▶ _DATA LINES_
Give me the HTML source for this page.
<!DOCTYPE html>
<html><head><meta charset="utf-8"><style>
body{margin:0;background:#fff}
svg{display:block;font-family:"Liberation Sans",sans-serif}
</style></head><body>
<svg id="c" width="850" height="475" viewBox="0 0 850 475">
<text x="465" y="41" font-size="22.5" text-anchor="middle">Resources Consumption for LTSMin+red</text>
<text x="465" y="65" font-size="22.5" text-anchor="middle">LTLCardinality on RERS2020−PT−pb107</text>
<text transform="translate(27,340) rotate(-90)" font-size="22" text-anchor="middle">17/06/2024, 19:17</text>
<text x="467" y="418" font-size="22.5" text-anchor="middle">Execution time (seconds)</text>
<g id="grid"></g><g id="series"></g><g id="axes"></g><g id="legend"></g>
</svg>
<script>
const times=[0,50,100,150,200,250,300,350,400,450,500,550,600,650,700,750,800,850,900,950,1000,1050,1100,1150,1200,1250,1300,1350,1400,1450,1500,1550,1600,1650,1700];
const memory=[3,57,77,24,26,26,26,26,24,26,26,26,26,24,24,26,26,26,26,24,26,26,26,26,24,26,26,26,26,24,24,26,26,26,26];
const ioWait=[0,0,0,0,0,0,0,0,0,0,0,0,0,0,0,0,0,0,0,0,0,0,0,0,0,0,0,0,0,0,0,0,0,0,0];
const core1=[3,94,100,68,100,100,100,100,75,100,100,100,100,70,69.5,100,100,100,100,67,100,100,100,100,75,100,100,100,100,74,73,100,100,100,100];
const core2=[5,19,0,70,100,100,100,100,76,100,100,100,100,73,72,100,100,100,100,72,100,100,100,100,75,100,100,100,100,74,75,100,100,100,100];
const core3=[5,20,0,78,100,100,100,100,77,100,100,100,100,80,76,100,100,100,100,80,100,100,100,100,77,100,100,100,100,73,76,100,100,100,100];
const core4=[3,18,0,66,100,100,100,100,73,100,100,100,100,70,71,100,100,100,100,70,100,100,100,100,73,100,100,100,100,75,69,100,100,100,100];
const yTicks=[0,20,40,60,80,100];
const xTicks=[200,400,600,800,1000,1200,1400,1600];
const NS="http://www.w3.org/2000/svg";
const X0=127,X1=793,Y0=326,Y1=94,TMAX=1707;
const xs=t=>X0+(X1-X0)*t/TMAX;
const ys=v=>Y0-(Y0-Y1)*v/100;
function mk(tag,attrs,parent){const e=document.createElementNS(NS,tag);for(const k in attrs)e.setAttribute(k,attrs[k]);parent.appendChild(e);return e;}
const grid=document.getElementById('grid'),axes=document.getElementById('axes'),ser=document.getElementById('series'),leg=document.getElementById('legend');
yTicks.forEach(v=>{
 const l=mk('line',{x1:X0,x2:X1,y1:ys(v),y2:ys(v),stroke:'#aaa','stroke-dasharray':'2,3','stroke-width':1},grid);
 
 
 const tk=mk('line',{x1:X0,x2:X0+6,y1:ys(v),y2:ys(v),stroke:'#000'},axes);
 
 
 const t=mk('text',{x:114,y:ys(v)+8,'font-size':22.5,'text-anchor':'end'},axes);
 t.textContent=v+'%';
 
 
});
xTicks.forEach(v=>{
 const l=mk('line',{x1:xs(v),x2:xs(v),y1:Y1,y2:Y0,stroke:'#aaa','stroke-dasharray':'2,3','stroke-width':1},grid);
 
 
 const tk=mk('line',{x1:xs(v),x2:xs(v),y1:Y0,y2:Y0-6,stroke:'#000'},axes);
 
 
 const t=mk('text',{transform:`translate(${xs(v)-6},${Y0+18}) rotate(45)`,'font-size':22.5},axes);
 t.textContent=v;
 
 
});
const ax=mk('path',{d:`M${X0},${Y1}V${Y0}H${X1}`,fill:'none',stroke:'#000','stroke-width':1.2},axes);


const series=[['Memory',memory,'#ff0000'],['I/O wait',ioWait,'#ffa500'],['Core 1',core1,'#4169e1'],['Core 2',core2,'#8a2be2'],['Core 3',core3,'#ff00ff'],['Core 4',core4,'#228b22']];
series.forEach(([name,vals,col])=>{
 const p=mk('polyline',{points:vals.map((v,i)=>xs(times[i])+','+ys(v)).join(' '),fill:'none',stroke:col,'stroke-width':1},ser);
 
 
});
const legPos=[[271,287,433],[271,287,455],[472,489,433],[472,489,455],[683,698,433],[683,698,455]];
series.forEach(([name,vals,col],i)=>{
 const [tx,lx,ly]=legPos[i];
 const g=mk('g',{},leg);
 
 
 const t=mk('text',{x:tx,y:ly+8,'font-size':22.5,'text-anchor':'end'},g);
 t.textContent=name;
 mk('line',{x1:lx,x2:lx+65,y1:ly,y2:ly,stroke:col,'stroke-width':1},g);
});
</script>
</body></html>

* * *

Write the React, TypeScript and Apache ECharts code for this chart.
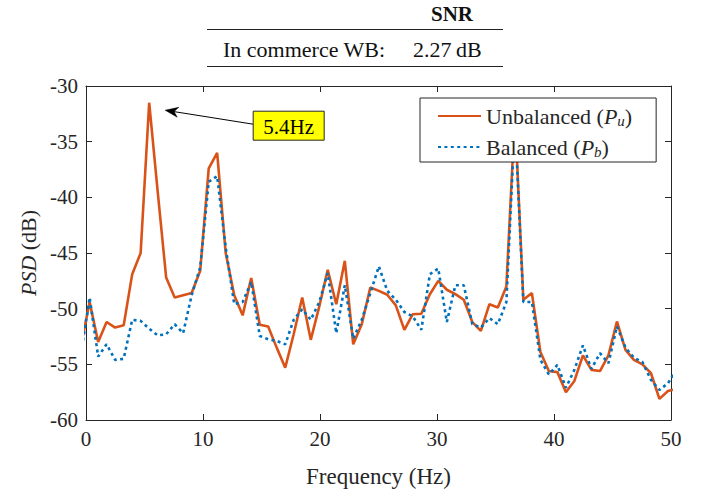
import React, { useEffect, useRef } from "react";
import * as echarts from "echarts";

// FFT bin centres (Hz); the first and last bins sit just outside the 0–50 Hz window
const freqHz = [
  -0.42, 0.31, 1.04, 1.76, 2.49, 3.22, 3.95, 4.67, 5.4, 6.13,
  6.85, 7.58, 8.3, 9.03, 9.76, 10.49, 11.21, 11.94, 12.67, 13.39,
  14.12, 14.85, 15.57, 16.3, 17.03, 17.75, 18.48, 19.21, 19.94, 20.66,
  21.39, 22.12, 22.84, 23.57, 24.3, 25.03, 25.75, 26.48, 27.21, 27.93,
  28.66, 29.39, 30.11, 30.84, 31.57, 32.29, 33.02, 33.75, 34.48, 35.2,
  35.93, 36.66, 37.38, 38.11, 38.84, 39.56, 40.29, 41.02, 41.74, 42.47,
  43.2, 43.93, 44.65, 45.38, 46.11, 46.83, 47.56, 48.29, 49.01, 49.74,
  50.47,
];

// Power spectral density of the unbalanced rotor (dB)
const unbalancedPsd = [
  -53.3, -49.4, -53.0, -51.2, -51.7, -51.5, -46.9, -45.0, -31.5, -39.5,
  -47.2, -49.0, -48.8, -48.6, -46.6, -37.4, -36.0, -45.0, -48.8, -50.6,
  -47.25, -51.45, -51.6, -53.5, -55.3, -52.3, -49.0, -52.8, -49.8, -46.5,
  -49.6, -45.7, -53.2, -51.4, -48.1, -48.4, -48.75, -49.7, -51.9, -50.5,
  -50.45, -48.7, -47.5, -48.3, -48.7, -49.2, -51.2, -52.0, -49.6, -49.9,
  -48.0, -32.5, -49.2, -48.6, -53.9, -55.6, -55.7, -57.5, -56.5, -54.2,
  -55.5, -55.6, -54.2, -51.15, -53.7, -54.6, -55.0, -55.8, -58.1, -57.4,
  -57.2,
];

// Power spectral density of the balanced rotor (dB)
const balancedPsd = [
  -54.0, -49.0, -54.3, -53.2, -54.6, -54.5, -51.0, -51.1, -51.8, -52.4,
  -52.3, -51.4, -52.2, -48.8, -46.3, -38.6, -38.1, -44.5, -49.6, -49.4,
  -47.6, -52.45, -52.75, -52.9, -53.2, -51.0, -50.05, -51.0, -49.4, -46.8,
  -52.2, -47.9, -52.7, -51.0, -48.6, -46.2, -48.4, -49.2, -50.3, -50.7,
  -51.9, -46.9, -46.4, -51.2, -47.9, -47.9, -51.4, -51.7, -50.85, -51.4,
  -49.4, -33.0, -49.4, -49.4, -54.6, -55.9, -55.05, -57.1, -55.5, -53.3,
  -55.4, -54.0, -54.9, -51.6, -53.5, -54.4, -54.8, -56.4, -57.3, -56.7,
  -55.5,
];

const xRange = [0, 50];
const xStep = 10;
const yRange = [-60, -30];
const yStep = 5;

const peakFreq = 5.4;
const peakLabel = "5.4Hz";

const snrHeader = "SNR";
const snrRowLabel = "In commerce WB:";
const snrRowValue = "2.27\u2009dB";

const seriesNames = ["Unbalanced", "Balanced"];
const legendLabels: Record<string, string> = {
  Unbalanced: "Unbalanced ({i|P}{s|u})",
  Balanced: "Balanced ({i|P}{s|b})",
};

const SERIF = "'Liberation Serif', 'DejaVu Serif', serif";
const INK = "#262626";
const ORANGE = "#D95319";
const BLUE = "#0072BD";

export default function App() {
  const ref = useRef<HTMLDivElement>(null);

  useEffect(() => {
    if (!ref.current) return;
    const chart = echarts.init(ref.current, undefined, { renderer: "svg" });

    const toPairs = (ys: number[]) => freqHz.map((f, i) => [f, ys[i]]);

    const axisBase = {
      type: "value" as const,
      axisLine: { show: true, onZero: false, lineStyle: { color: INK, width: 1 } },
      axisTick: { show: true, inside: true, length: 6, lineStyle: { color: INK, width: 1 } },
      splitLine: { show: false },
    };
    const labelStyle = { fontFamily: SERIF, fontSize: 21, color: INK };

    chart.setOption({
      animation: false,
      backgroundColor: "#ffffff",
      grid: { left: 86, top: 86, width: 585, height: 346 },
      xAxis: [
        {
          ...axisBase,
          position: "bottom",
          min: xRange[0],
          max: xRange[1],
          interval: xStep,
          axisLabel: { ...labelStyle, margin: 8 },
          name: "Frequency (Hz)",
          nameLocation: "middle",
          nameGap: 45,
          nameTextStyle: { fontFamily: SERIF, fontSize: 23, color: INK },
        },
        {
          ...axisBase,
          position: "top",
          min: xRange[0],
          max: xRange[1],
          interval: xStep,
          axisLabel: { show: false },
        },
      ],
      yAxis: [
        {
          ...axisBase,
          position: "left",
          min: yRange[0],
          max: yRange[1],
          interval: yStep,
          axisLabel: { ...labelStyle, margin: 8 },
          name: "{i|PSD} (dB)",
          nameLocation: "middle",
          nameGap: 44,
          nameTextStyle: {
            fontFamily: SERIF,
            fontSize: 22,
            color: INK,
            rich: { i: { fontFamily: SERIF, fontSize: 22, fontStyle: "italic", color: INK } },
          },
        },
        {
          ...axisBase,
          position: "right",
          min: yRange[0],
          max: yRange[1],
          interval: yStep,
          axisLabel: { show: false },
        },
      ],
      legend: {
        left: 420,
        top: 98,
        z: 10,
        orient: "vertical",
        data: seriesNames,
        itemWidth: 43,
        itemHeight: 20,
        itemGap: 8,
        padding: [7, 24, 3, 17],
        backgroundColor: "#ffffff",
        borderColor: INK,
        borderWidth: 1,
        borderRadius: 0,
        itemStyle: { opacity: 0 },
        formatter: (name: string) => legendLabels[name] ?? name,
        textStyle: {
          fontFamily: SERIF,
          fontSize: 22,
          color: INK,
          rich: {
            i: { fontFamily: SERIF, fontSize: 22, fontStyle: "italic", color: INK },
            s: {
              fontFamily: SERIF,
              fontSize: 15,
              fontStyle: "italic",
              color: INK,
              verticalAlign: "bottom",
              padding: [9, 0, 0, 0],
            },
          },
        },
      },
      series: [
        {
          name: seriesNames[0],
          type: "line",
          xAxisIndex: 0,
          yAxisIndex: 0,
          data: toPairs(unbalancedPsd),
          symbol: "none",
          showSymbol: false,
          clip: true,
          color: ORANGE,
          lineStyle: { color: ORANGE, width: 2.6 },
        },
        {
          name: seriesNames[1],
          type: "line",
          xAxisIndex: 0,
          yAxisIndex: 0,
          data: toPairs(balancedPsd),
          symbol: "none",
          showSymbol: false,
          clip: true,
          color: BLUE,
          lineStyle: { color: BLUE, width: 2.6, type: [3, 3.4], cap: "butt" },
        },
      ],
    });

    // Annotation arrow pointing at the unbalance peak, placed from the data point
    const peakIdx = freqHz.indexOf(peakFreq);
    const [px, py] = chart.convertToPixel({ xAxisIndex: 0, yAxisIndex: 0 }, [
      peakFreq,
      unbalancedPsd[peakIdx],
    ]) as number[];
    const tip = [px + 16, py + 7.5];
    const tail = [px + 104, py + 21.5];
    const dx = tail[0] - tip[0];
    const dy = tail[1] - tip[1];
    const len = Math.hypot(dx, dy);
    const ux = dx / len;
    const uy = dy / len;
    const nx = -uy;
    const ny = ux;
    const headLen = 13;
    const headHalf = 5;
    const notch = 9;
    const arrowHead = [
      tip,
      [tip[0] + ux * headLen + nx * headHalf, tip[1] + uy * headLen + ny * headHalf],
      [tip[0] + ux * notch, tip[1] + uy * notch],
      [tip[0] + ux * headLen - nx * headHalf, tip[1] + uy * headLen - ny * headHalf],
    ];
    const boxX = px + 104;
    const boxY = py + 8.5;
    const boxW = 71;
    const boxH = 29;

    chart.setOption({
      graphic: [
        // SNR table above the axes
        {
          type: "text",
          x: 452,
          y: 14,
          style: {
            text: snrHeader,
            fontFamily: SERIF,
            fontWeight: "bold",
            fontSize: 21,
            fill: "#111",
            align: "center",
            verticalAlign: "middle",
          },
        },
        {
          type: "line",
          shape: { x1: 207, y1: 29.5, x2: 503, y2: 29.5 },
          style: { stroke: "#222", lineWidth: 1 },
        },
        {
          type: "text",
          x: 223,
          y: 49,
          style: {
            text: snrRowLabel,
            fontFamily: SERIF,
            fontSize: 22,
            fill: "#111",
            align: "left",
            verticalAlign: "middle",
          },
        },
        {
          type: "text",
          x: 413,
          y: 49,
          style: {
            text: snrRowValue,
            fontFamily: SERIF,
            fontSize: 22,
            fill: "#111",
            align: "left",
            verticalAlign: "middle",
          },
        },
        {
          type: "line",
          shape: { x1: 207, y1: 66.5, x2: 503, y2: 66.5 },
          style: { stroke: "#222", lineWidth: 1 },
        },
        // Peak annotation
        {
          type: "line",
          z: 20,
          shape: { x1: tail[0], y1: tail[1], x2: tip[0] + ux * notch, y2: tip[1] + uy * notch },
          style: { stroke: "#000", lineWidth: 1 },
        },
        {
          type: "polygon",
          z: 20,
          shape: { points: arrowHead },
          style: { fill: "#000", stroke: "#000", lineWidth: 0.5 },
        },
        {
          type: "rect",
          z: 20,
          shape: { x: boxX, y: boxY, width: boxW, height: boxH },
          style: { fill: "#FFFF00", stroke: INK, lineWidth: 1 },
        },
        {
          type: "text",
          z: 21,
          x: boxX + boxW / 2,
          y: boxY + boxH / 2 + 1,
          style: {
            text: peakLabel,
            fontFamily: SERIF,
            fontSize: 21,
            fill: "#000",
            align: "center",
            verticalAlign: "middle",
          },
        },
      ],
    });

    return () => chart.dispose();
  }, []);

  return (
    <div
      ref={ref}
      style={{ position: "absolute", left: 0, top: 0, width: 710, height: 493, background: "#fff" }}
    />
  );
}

==

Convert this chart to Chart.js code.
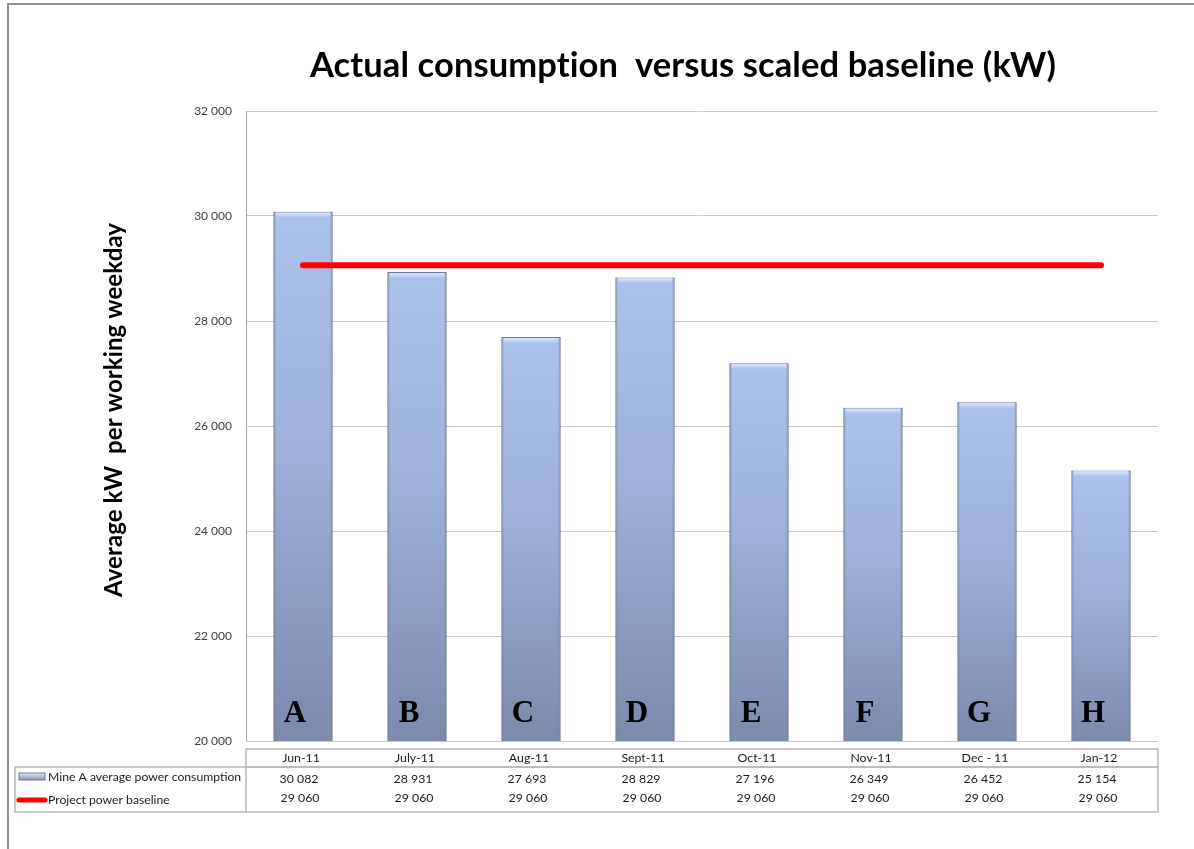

▶ _AIM_
Examine the entries and report how many of their lines contain the string "code", giving no more than the number.

▶ _RESULT OF THIS EXERCISE_
2